## START

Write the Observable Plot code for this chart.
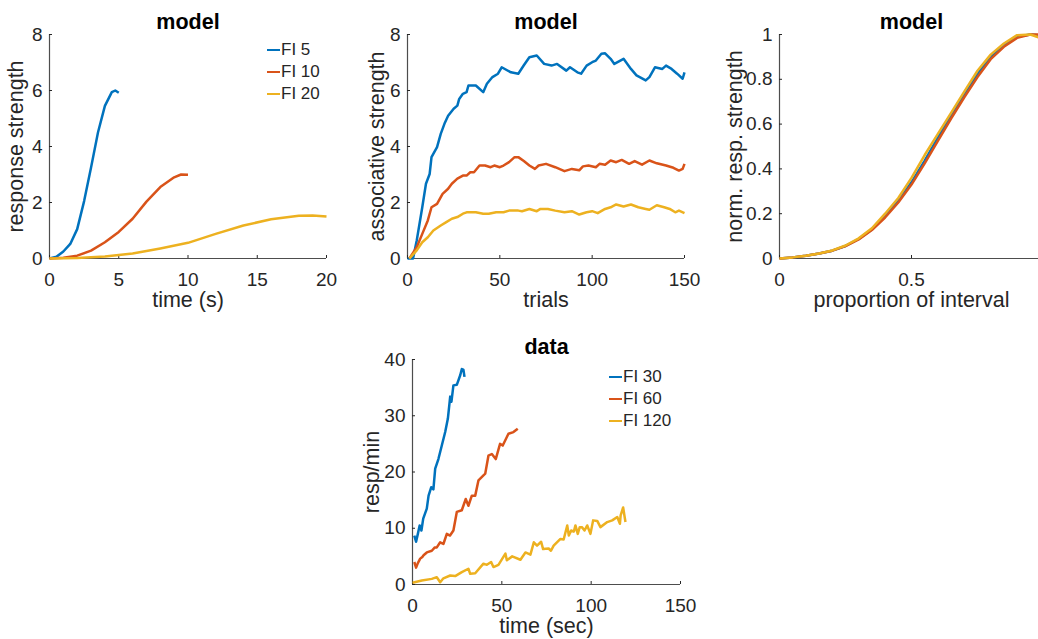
<!DOCTYPE html>
<html>
<head>
<meta charset="utf-8">
<script src="https://cdn.jsdelivr.net/npm/d3@7"></script>
<script src="https://cdn.jsdelivr.net/npm/@observablehq/plot@0.6"></script>
<style>
  html, body { margin: 0; padding: 0; background: #fff; overflow: hidden; }
  #fig { position: relative; width: 1038px; height: 639px; font-family: "Liberation Sans", Arial, sans-serif; color: #262626; }
  .panel { position: absolute; }
  .legend { position: absolute; font-size: 17px; }
  .legend .row { display: flex; align-items: center; height: 22px; white-space: nowrap; }
  .legend .sw { width: 13px; height: 2.5px; margin-right: 1px; }
</style>
</head>
<body>
<div id="fig"></div>
<script>
// Series colours (FI short, medium, long)
const colors = ["#0072BD", "#D95319", "#EDB120"];

// Panel 1 — model: response strength vs time (s)
const modelKeys = ["FI 5", "FI 10", "FI 20"];
const fi5Resp = [[0,0],[0.5,0.06],[1,0.25],[1.5,0.52],[2,1.05],[2.5,2.05],[3,3.25],[3.5,4.5],[4,5.45],[4.5,5.94],[4.75,6.0],[5,5.92]];
const fi10Resp = [[0,0],[1,0.03],[2,0.1],[3,0.28],[4,0.58],[5,0.95],[6,1.42],[7,2.03],[8,2.55],[9,2.9],[9.5,3.0],[10,2.99]];
const fi20Resp = [[0,0],[2,0.02],[4,0.07],[6,0.18],[8,0.36],[10,0.56],[12,0.88],[14,1.18],[16,1.4],[18,1.53],[19,1.54],[20,1.5]];

// Panel 2 — model: associative strength over trials
const fi5Assoc = [[0,0],[3,0],[5,0.64],[8,1.83],[10,2.67],[12,3.02],[13,3.62],[16,3.98],[18,4.45],[20,4.81],[22,5.1],[25,5.35],[27,5.46],[28,5.7],[30,5.88],[32,5.94],[33,6.18],[37,6.18],[41,5.94],[43,6.24],[46,6.48],[49,6.6],[51,6.83],[56,6.65],[60,6.6],[63,6.9],[66,7.19],[70,7.25],[74,6.95],[78,6.89],[81,6.95],[86,6.71],[88,6.83],[92,6.65],[94,6.6],[97,6.89],[100,7.01],[102,7.07],[105,7.31],[107,7.33],[110,7.13],[112,6.95],[117,7.13],[121,6.77],[124,6.54],[129,6.36],[131,6.48],[134,6.83],[138,6.77],[140,6.89],[143,6.77],[146,6.6],[149,6.42],[150,6.65]];
const fi10Assoc = [[1,0],[5,0.4],[8,0.88],[11,1.36],[13,1.83],[16,1.95],[19,2.31],[22,2.49],[24,2.67],[27,2.85],[30,2.96],[32,2.96],[34,3.08],[36,3.08],[39,3.32],[42,3.32],[45,3.26],[47,3.32],[50,3.26],[52,3.32],[55,3.44],[58,3.62],[60,3.62],[63,3.48],[66,3.32],[69,3.2],[71,3.32],[75,3.38],[80,3.26],[85,3.12],[89,3.2],[93,3.15],[95,3.29],[98,3.32],[102,3.26],[104,3.38],[107,3.35],[110,3.5],[113,3.44],[116,3.52],[120,3.38],[123,3.48],[127,3.35],[131,3.5],[135,3.4],[140,3.32],[144,3.24],[147,3.14],[149,3.2],[150,3.38]];
const fi20Assoc = [[1,0],[5,0.29],[8,0.58],[11,0.76],[14,1.0],[18,1.18],[21,1.3],[24,1.42],[27,1.48],[30,1.6],[32,1.65],[37,1.65],[41,1.6],[44,1.6],[48,1.65],[52,1.65],[55,1.71],[60,1.71],[62,1.69],[66,1.77],[70,1.69],[72,1.77],[76,1.77],[80,1.71],[85,1.65],[89,1.69],[93,1.57],[97,1.65],[100,1.69],[103,1.62],[107,1.77],[110,1.83],[113,1.93],[117,1.86],[121,1.93],[125,1.83],[129,1.77],[131,1.74],[135,1.9],[139,1.83],[142,1.77],[145,1.65],[147,1.71],[150,1.62]];

// Panel 3 — model: normalised response strength vs proportion of interval
const proportion = [0,0.05,0.1,0.15,0.2,0.25,0.3,0.35,0.4,0.45,0.5,0.55,0.6,0.65,0.7,0.75,0.8,0.85,0.9,0.95,1.0];
const fi5Norm  = [0,0.005,0.012,0.022,0.035,0.056,0.087,0.13,0.188,0.258,0.34,0.437,0.54,0.64,0.735,0.825,0.9,0.952,0.99,1.0,0.995];
const fi10Norm = [0,0.005,0.012,0.022,0.035,0.055,0.085,0.127,0.183,0.25,0.33,0.425,0.525,0.625,0.72,0.81,0.89,0.945,0.985,1.0,1.0];
const fi20Norm = [0,0.005,0.012,0.022,0.036,0.058,0.09,0.135,0.2,0.27,0.36,0.462,0.556,0.65,0.745,0.838,0.91,0.96,0.997,1.0,0.98];

// Panel 4 — data: response rate (resp/min) vs time (sec)
const dataKeys = ["FI 30", "FI 60", "FI 120"];
const fi30Rate = [[1,8.7],[2,7.6],[3,9],[4,10.5],[5,9.6],[6,11.7],[8,13.5],[9,15.8],[10.5,17.3],[11.7,16.9],[12.7,20.6],[14.5,22.3],[16.4,24.7],[18.3,27.1],[19.8,29.5],[21.1,33.4],[21.8,32.5],[22.9,35.4],[24.8,35.5],[26.7,37.2],[27.6,38.3],[28.5,38.2],[29.1,36.9]];
const fi60Rate = [[1,4],[2,3],[3,3.8],[4.3,4.6],[5.5,4.9],[6.2,5.2],[8,5.7],[10.8,6.0],[12.5,6.6],[13.6,6.6],[15.5,7.5],[17.3,7.2],[19.2,9],[21,8.7],[22.9,9.6],[24.8,12.9],[27.6,13.2],[29.8,15.2],[31.3,14],[33.2,15.8],[35.1,15.8],[36.9,18.5],[40.7,19.7],[42.5,22.9],[44.4,23.2],[46.6,22.3],[49,25],[50.5,24.7],[53.7,26.8],[56.5,27.1],[58.9,27.7]];
const fi120Rate = [[0,0.3],[5.2,0.7],[10.8,1.0],[13.6,1.3],[15.5,0.4],[17.3,1.1],[21.1,1.6],[23.9,1.5],[27.6,2.2],[31.3,2.8],[32.3,1.9],[35.1,2.0],[39.7,3.7],[41.6,3.5],[44,4.0],[45.3,3.1],[48.1,3.5],[52,5.5],[52.8,4.3],[55.8,5.0],[60.4,4.4],[63.2,5.7],[66,5.3],[67.9,7.5],[69.7,6.9],[72,7.6],[73.1,6.3],[76.2,6.4],[77.5,6.0],[79,6.9],[82.8,8.1],[84.6,8.0],[86.6,10.5],[87.5,8.7],[88.8,9.6],[90.3,9.4],[91.2,10.5],[92.5,9.0],[93.6,10.2],[94.8,10.2],[96.3,9.6],[97.8,10.5],[99.6,9.0],[101.1,11.4],[103.4,11.3],[105.2,10.2],[109,11.1],[111.8,11.4],[114.6,12.0],[116.1,10.8],[116.5,12.3],[117.9,13.7],[118.7,12.1],[119.2,11.1]];

// Axis ticks
const ticksTime = [0, 5, 10, 15, 20];
const ticksTrials = [0, 50, 100, 150];
const ticksProp = [0, 0.5];
const ticksSec = [0, 50, 100, 150];
const ticksStrength = [0, 2, 4, 6, 8];
const ticksNorm = [0, 0.2, 0.4, 0.6, 0.8, 1];
const ticksRate = [0, 10, 20, 30, 40];

const FONT = '"Liberation Sans", Arial, sans-serif';
const INK = "#262626";
const AXIS = "#4d4d4d";
const fig = document.getElementById("fig");

function rows(keys, seriesList) {
  return seriesList.flatMap((pts, i) => pts.map(([x, y]) => ({x, y, key: keys[i]})));
}

function panel(o) {
  const [mt, mr, mb, ml] = o.margins;
  const chart = Plot.plot({
    width: o.width, height: o.height,
    marginTop: mt, marginRight: mr, marginBottom: mb, marginLeft: ml,
    style: {fontFamily: FONT, fontSize: "19px", color: INK, background: "transparent", overflow: "visible"},
    x: {domain: o.xDomain},
    y: {domain: o.yDomain},
    color: {domain: o.keys, range: colors},
    marks: [
      Plot.ruleX([o.xDomain[0]], {stroke: AXIS, strokeWidth: 1.2}),
      Plot.ruleY([o.yDomain[0]], {stroke: AXIS, strokeWidth: 1.2}),
      Plot.axisX({ticks: o.xTicks, tickFormat: o.xFormat ?? (d => String(d)), tickSize: -3, tickPadding: 17, label: null, color: INK}),
      Plot.axisY({ticks: o.yTicks, tickFormat: o.yFormat ?? (d => String(d)), tickSize: -3, tickPadding: 10, label: null, color: INK}),
      Plot.line(o.data, {x: "x", y: "y", z: "key", stroke: "key", strokeWidth: 2.5, strokeLinejoin: "round", strokeLinecap: "butt"}),
      Plot.text([o.title], {frameAnchor: "top", dy: -6, lineAnchor: "bottom", fontWeight: "bold", fontSize: 21.5, fill: "#000"}),
      Plot.text([o.xLabel], {frameAnchor: "bottom", dy: 42, lineAnchor: "middle", textAnchor: "middle", fontSize: 21.5, fill: INK}),
      Plot.text([o.yLabel], {frameAnchor: "left", dx: -o.yLabelGap, rotate: -90, lineAnchor: "middle", textAnchor: "middle", fontSize: 21.5, fill: INK})
    ]
  });
  chart.classList.add("panel");
  chart.style.left = o.left + "px";
  chart.style.top = o.top + "px";
  fig.appendChild(chart);
}

function legend(keys, left, top) {
  const box = document.createElement("div");
  box.className = "legend";
  box.style.left = left + "px";
  box.style.top = top + "px";
  keys.forEach((k, i) => {
    const row = document.createElement("div");
    row.className = "row";
    const sw = document.createElement("span");
    sw.className = "sw";
    sw.style.background = colors[i];
    const label = document.createElement("span");
    label.textContent = k;
    row.append(sw, label);
    box.appendChild(row);
  });
  fig.appendChild(box);
}

panel({
  left: 0, top: 0, width: 340, height: 320, margins: [34, 14, 62, 49],
  xDomain: [0, 20], yDomain: [0, 8], xTicks: ticksTime, yTicks: ticksStrength,
  keys: modelKeys, data: rows(modelKeys, [fi5Resp, fi10Resp, fi20Resp]),
  title: "model", xLabel: "time (s)", yLabel: "response strength", yLabelGap: 33
});

panel({
  left: 340, top: 0, width: 360, height: 320, margins: [34, 16, 62, 67],
  xDomain: [0, 150], yDomain: [0, 8], xTicks: ticksTrials, yTicks: ticksStrength,
  keys: modelKeys, data: rows(modelKeys, [fi5Assoc, fi10Assoc, fi20Assoc]),
  title: "model", xLabel: "trials", yLabel: "associative strength", yLabelGap: 30
});

panel({
  left: 700, top: 0, width: 360, height: 320, margins: [34, 17, 62, 79],
  xDomain: [0, 1], yDomain: [0, 1], xTicks: ticksProp, yTicks: ticksNorm,
  keys: modelKeys,
  data: rows(modelKeys, [fi5Norm, fi10Norm, fi20Norm].map(v => proportion.map((p, j) => [p, v[j]]))),
  title: "model", xLabel: "proportion of interval", yLabel: "norm. resp. strength", yLabelGap: 44
});

panel({
  left: 340, top: 320, width: 360, height: 319, margins: [39, 20, 55, 72],
  xDomain: [0, 150], yDomain: [0, 40], xTicks: ticksSec, yTicks: ticksRate,
  keys: dataKeys, data: rows(dataKeys, [fi30Rate, fi60Rate, fi120Rate]),
  title: "data", xLabel: "time (sec)", yLabel: "resp/min", yLabelGap: 40
});

legend(modelKeys, 267, 39);
legend(dataKeys, 609, 366);
</script>
</body>
</html>
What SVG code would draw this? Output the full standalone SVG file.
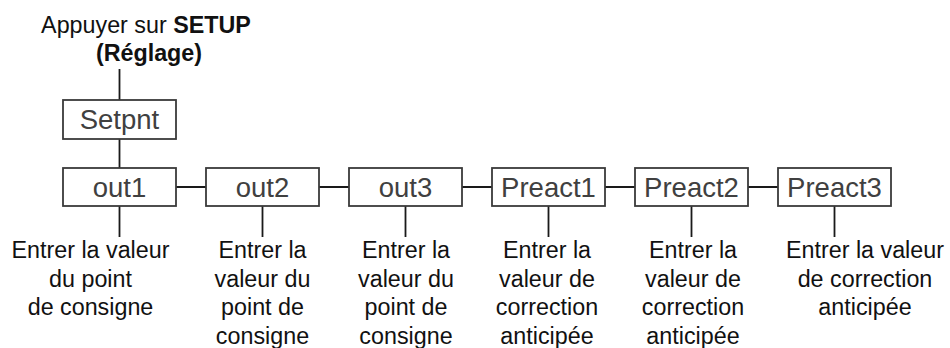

## END

● Task details: Count each line of the entries that holds the word "chart", then state the total and nothing more.

● Output for this exercise: 6